Sunday 19 July 2009

Off the shelf: Lear 3


Here’s one of the first visual puns I remember seeing as a child, and it’s probably the most familiar of his drawings. I once had it pinned up on my wall, but I used it as a bookmark one day and forgot which book it was in. Now I’ve found it in The Children’s Wonder Book, where it's insinuated itself back into the body of the text.
Lear had a fairly rotten life. Born in Holloway, London, his father was a stockbroker and, because of the family finances, he was brought up in a separate house by his older sister. He began in his teens as a draughtsman for the Zoological Society and became an artist for the British Museum.
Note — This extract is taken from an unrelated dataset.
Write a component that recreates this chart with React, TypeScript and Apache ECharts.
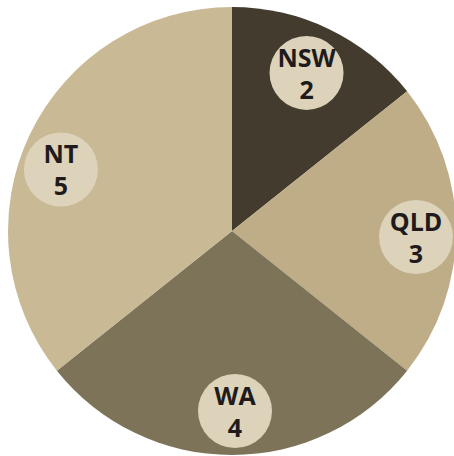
import React, { useEffect, useRef } from "react";
import * as echarts from "echarts";

const categories = ["NSW", "QLD", "WA", "NT"];
const values = [2, 3, 4, 5];
const colors = ["#433b2e", "#bead87", "#7d7358", "#c9b994"];
const labelOffsets = [
  [-4, 5],
  [3, 6],
  [3, -1],
  [-8, 17],
];

export default function App() {
  const ref = useRef<HTMLDivElement>(null);
  useEffect(() => {
    if (!ref.current) return;
    const chart = echarts.init(ref.current, undefined, { renderer: "svg" });
    const data = categories.map((c, i) => ({
      name: c,
      value: values[i],
      itemStyle: { color: colors[i] },
    }));
    chart.setOption({
      animation: false,
      series: [
        {
          type: "pie",
          center: [232, 231],
          radius: 224,
          startAngle: 90,
          clockwise: true,
          silent: true,
          itemStyle: { borderWidth: 0 },
          label: { show: false },
          labelLine: { show: false },
          data,
        },
        {
          type: "pie",
          center: [232, 231],
          radius: [132, 224],
          startAngle: 90,
          clockwise: true,
          silent: true,
          itemStyle: { color: "transparent", borderWidth: 0 },
          labelLine: { show: false },
          label: {
            show: true,
            position: "inside",
            formatter: (p: any) => `${p.name}\n${p.value}`,
            color: "#1f1b1c",
            fontFamily: "Open Sans",
            fontWeight: "bold",
            fontSize: 25,
            lineHeight: 32,
            width: 66,
            align: "center",
            backgroundColor: "#ddd3bb",
            borderRadius: 37,
            padding: [3, 4, 7, 4],
          },
          data: categories.map((c, i) => ({
            name: c,
            value: values[i],
            label: { offset: labelOffsets[i] },
          })),
        },
      ],
    });
    return () => chart.dispose();
  }, []);
  return (
    <div
      ref={ref}
      style={{ position: "fixed", left: 0, top: 0, width: 454, height: 456, background: "#fff" }}
    />
  );
}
In 1832 the Earl of Derby employed him to do some coloured drawings of the rare birds and animals in his menagerie at Knowsley Hall. There he started to write nonsense poetry for his patron’s grandchildren, which was eventually published in 1846 as ‘A book of Nonsense.’ He gave a few drawing lessons to Queen Victoria, though that didn’t last long as he was incapable of following protocol. He also travelled widely and produced hundreds of watercolours of the places he visited.
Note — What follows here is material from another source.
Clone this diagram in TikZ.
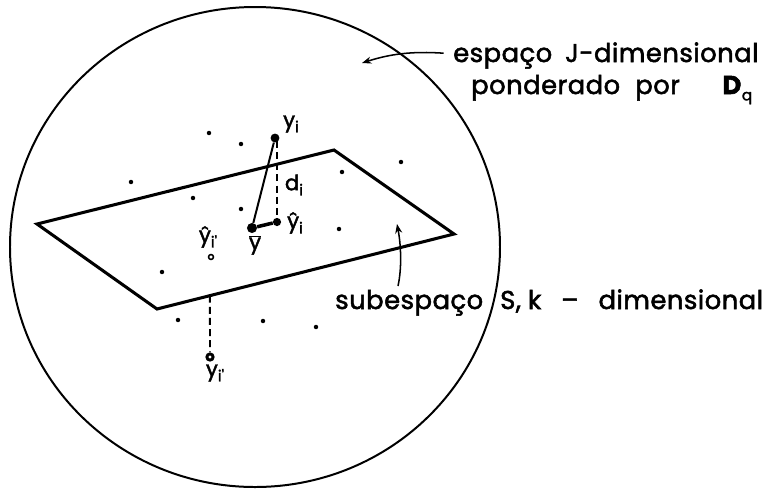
\documentclass[tikz,border=0pt]{standalone}
\usepackage{fontspec}
\setmainfont{Poppins}
\newfontfamily\lbl[LetterSpace=2,FakeBold=2]{Poppins}
\newfontfamily\plbl[FakeBold=2]{Poppins}
\newcommand\mysub[1]{\raisebox{-0.45ex}{\fontsize{13}{15}\selectfont #1}}
\usetikzlibrary{arrows.meta,calc}
\begin{document}
\begin{tikzpicture}[x=0.03cm,y=-0.03cm,
  smalldot/.style={circle,fill=black,inner sep=0pt,minimum size=3.8pt},
  bigdot/.style={circle,fill=black,inner sep=0pt,minimum size=7.6pt},
  opendot/.style={circle,draw=black,line width=1.3pt,inner sep=0pt,minimum size=4.2pt},
  bigtext/.style={inner sep=0pt,anchor=base west,font=\fontsize{22}{26}\selectfont\lbl},
  ptlabel/.style={inner sep=0pt,font=\fontsize{18}{21}\selectfont\plbl},
  pointer/.style={line width=1.3pt,-{Stealth[length=8pt,width=6pt]}},
  dashline/.style={line width=1.6pt,dash pattern=on 6pt off 3.5pt}]
\useasboundingbox (0,0) rectangle (772,490);
% outer space
\draw[line width=1.7pt] (255,247) ellipse [x radius=245, y radius=240];
% subspace plane
\draw[line width=2.6pt,line join=miter]
  (37,224) coordinate (L) -- (334,150) coordinate (T) -- (454,234) coordinate (R)
  -- (157,309) coordinate (B) -- cycle;
% scattered points
\foreach \p/\q [count=\k] in {209/133,241/144,131/182,193/198,241/209,342/172,
   339/229,401/162,162/272,178/320,263/321,316/327}
  \node[smalldot] (d\k) at (\p,\q) {};
% special points
\node[bigdot] (yi) at (275,138) {};
\node[bigdot,minimum size=8.6pt] (ybar) at (252,228) {};
\node[bigdot,minimum size=7pt] (yhat) at (277,222) {};
\node[opendot] (yhatp) at (211,257) {};
\node[bigdot,minimum size=8pt] (yip) at (210,357) {};
\fill[white] (yip.center) circle (1.3pt);
\coordinate (foot) at ($(B)!0.178!(R)$);
\coordinate (dtop) at (277,141);
% connectors
\draw[line width=1.7pt] (yi) -- (ybar);
\draw[line width=3pt] (ybar) -- (yhat);
\draw[dashline] (dtop) -- (yhat);
\draw[dashline] (foot) -- (yip);
% point labels
\node[ptlabel] (lyi) at (291,124) {y\mysub{i}};
\node[ptlabel] (ldi) at (294,185) {d\mysub{i}};
\node[ptlabel] (lyhat) at (295,223) {\^{y}\mysub{i}};
\node[ptlabel] (lybar) at (255,245) {$\overline{\hbox{y}}$};
\node[ptlabel] (lyhatp) at (208,237) {\^{y}\mysub{i'}};
\node[ptlabel] (lyip) at (215,373) {y\mysub{i'}};
% texts
\node[bigtext] (t1) at (453,62) {espaço\hspace{11pt}J-dimensional};
\node[bigtext] (t2) at (471,94) {ponderado\hspace{13pt}por\hspace{36pt}\textbf{D}\mysub{q}};
\node[bigtext] (t3) at (335,309) {subespaço};
\node[bigtext] (t4) at (500,309) {S,\hspace{6pt}k\hspace{17pt}–\hspace{17pt}dimensional};
% pointers
\coordinate (tip1) at (362,63);
\coordinate (tip2) at (397,224);
\coordinate (start2) at (398,286);
\draw[pointer] ([xshift=-8pt,yshift=2pt]t1.west) .. controls (412,51) and (390,54) .. (tip1);
\draw[pointer] (start2) .. controls (402,268) and (401,245) .. (tip2);
\end{tikzpicture}
\end{document}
He achieved all this despite being afflicted with epilepsy (which started when he was six), bronchitis, asthma and, in later life, partial blindness. He also suffered from chronic depression and loneliness. Can't you tell from this drawing?

There was an Old Man who said, “Hush!
I perceive a young bird in this bush!”
When they said, “Is it small?”
He replied, “Not at all!
It is four times as big as the bush!”